2. What about the introductions?
What I always thought prevented Harlan from finishing up LDV was the story introductions. When Harlan would announce the imminent publication of the book, he'd usually say something like, "Now I just have to go home and finish off the introductions ..." but Christopher Priest points out that, if they were to be anything like the introductions in his previous anthologies, with the number of stories in LDV the introductions would be the size of a monumental volume by themselves.
Did he ever get them done? What kind of shape are they in? Will they have to be updated? Will JMS write intros on that scale for the ones Harlan didn't do, and for the new additions?
3. How will it get published, and in what form?
At least Harlan always had a publisher lined up. JMS is waiting to do that until he's finished, but "several major publishers have already expressed significant interest in picking up the book upon completion." He's a veteran of Hollywood; he knows how much that kind of statement is worth. Even if they do, it could take another year or more for the book to appear.
And ... book? More likely several volumes, considering its size. Or we have other options these days: online? a download?

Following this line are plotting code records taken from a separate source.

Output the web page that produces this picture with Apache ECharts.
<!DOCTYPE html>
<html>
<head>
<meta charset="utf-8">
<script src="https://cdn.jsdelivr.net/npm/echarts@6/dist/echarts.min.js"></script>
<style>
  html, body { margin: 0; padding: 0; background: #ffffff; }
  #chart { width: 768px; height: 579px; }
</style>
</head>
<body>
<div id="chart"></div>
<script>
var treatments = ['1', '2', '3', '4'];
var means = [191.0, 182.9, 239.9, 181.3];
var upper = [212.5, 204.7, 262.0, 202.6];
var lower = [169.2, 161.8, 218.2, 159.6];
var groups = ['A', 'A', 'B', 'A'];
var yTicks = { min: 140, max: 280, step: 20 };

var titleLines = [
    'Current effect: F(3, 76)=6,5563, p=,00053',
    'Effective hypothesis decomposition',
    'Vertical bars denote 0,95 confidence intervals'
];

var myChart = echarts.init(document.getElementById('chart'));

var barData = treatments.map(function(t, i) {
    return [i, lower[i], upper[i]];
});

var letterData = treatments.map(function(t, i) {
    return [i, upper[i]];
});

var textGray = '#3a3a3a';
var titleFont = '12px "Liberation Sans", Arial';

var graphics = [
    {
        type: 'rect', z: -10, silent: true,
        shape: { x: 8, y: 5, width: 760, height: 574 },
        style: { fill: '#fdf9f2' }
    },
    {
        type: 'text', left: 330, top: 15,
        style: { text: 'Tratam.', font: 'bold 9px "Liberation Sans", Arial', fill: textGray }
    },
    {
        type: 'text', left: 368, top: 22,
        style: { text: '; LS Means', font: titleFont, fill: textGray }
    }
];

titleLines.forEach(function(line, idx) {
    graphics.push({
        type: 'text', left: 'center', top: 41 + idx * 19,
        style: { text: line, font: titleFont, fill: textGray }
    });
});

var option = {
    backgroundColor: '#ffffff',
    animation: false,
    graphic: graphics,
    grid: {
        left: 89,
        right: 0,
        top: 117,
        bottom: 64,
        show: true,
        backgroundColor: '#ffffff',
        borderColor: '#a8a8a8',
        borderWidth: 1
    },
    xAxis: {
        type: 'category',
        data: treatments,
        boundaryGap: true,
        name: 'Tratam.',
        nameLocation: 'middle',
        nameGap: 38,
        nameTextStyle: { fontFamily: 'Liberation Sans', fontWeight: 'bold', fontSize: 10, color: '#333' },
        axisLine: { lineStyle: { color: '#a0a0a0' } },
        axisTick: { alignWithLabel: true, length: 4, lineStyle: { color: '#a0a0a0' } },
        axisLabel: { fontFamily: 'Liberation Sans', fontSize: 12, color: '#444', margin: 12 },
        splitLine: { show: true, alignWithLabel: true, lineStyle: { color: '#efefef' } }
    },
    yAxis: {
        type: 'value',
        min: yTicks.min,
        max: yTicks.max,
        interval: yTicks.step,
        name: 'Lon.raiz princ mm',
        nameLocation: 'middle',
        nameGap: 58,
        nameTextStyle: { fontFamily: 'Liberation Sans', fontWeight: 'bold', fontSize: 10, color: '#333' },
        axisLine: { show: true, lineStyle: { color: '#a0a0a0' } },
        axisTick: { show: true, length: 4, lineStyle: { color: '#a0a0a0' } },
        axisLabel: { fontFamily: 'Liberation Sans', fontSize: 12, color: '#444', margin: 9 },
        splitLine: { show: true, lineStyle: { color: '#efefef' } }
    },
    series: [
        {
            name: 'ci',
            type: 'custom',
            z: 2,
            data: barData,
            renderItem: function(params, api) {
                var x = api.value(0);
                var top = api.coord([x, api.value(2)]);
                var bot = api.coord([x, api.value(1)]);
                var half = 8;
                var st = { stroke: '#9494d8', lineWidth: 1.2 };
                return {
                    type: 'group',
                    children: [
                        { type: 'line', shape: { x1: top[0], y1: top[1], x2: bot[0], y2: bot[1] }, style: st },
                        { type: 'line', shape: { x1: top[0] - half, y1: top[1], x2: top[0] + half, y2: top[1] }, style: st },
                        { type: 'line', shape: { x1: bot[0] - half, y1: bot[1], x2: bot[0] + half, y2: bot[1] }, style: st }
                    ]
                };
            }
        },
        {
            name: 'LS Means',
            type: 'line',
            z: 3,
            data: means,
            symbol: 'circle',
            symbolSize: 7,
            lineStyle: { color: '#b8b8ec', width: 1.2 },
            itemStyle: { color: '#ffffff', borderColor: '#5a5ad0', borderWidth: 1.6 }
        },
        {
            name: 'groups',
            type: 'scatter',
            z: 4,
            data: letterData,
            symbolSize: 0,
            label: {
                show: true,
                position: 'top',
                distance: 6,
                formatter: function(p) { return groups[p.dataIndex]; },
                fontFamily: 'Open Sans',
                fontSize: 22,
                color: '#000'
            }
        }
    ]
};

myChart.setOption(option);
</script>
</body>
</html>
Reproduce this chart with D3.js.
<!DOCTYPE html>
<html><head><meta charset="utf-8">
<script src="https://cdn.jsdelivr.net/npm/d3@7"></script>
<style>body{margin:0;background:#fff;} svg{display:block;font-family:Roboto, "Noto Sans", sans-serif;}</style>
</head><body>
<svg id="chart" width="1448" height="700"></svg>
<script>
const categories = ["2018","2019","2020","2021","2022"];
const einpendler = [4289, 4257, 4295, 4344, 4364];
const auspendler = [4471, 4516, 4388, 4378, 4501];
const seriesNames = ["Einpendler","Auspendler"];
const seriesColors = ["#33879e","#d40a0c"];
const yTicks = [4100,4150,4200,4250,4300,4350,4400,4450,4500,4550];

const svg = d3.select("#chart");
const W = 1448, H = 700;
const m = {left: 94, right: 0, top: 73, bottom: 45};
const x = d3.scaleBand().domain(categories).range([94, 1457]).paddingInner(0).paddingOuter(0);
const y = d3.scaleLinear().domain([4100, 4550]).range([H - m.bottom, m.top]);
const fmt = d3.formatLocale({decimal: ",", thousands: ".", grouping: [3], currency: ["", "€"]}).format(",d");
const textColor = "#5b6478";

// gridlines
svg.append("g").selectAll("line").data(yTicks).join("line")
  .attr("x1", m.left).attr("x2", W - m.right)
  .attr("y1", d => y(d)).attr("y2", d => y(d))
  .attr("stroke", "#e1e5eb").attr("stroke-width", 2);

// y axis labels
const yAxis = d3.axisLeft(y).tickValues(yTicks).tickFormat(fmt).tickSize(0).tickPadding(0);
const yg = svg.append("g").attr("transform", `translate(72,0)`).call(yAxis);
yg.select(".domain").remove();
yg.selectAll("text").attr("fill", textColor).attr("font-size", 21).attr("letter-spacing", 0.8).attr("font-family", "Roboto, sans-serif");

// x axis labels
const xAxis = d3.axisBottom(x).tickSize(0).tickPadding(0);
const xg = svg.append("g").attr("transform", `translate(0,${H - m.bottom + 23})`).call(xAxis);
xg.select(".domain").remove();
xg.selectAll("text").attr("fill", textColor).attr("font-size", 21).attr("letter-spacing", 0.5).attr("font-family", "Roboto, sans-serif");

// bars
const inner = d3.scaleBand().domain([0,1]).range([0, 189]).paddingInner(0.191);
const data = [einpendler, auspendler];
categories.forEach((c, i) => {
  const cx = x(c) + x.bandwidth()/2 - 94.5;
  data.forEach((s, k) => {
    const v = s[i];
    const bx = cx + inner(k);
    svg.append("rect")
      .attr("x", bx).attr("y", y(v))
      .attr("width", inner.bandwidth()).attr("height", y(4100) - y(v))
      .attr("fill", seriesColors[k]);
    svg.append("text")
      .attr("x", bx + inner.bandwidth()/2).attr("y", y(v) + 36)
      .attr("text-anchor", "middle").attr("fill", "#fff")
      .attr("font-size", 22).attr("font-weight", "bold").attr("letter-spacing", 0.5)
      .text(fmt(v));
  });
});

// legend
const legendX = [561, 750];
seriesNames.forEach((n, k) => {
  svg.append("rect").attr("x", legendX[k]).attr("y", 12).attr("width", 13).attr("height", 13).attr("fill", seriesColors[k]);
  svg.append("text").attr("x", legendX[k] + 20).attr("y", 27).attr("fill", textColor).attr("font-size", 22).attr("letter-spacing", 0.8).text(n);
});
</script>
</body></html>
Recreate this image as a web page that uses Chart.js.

And who will have both the time and energy to read it all? Even the previous DV anthologies had less of an impact than they could have because they were so big, they were hard to absorb. And LDV, especially with the new additions, will be much, much bigger. And that which isn't new will be half a century old. The field has changed a lot since then. Even a story that's not obsolete will have a big hurdle to overcome with today's readers. If publication happens - and I still call that a big if - it's as if a huge boulder is hurtling through the air at a lake. It will make a huge splash ... and then it will sink to the bottom of the pond and never be thought of again. That I fear is what will happen.
If it appears at all, that is. I'm definitely curious, but I'm not joining the Patreon. We've been burned too often, even if not by JMS. He sounds too much like Harlan in his announcement. LDV was already a joke when I entered the field 45 years ago, and if it's actually going to appear I can wait a little longer. I'll believe it when I see it, and I always have.